The company is looking to streamline its supply chain.
Canadian firm SNDL Inc. (NASDAQ: SNDL) announced operational changes aimed at growing its marijuana segment’s bottom line.
Central to the strategy, the company will consolidate its cultivation at its Atholville, New Brunswick, facility and the closer of its Olds, Alberta, facility.
The move follows SNDL’s previous decision to relocate its manufacturing and processing hubs to Kelowna, British Columbia.
“In the past year, we’ve transformed our facility footprint with a clear goal of achieving profitability in our cannabis operations by 2024,” Tyler Robson, president of cannabis, said in a statement Thursday.
The reshuffling of operations is forecasted to result in annual savings exceeding $10 million for SNDL. That figure builds upon the $18.2 million in projected annual savings that were announced earlier this year, following SNDL’s acquisition of The Valens Co. in January.
While the Atholville facility is set to become a hub for cultivation, it will also play a pivotal role in research and development efforts. It will serve to streamline supply chain processes.
As operations in Atholville gear up, SNDL said it anticipates a potential boost in local employment opportunities.

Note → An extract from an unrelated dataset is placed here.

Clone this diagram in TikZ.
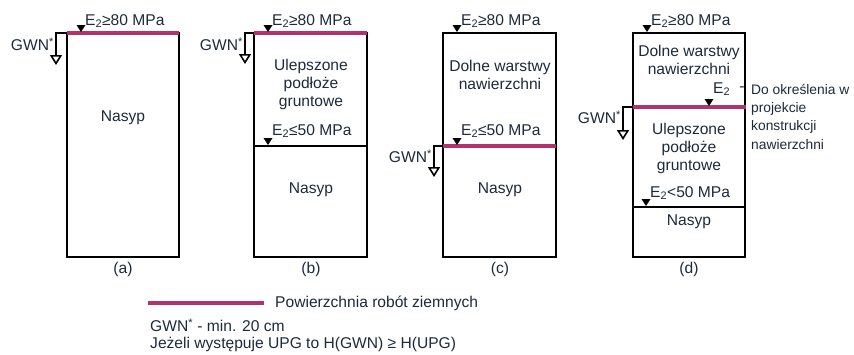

“Through our facility reorganization, we expect to capture increased margins from more sustainable fixed operating costs and leverage strategic procurement opportunities to achieve material cost reductions,” Robson added. ”
This initiative reinforces SNDL’s commitment to long-term sustainable cash flow through streamlined manufacturing operations and reduced reliance on high-cost cultivation, ensuring we deliver on both our customer and shareholder promise.”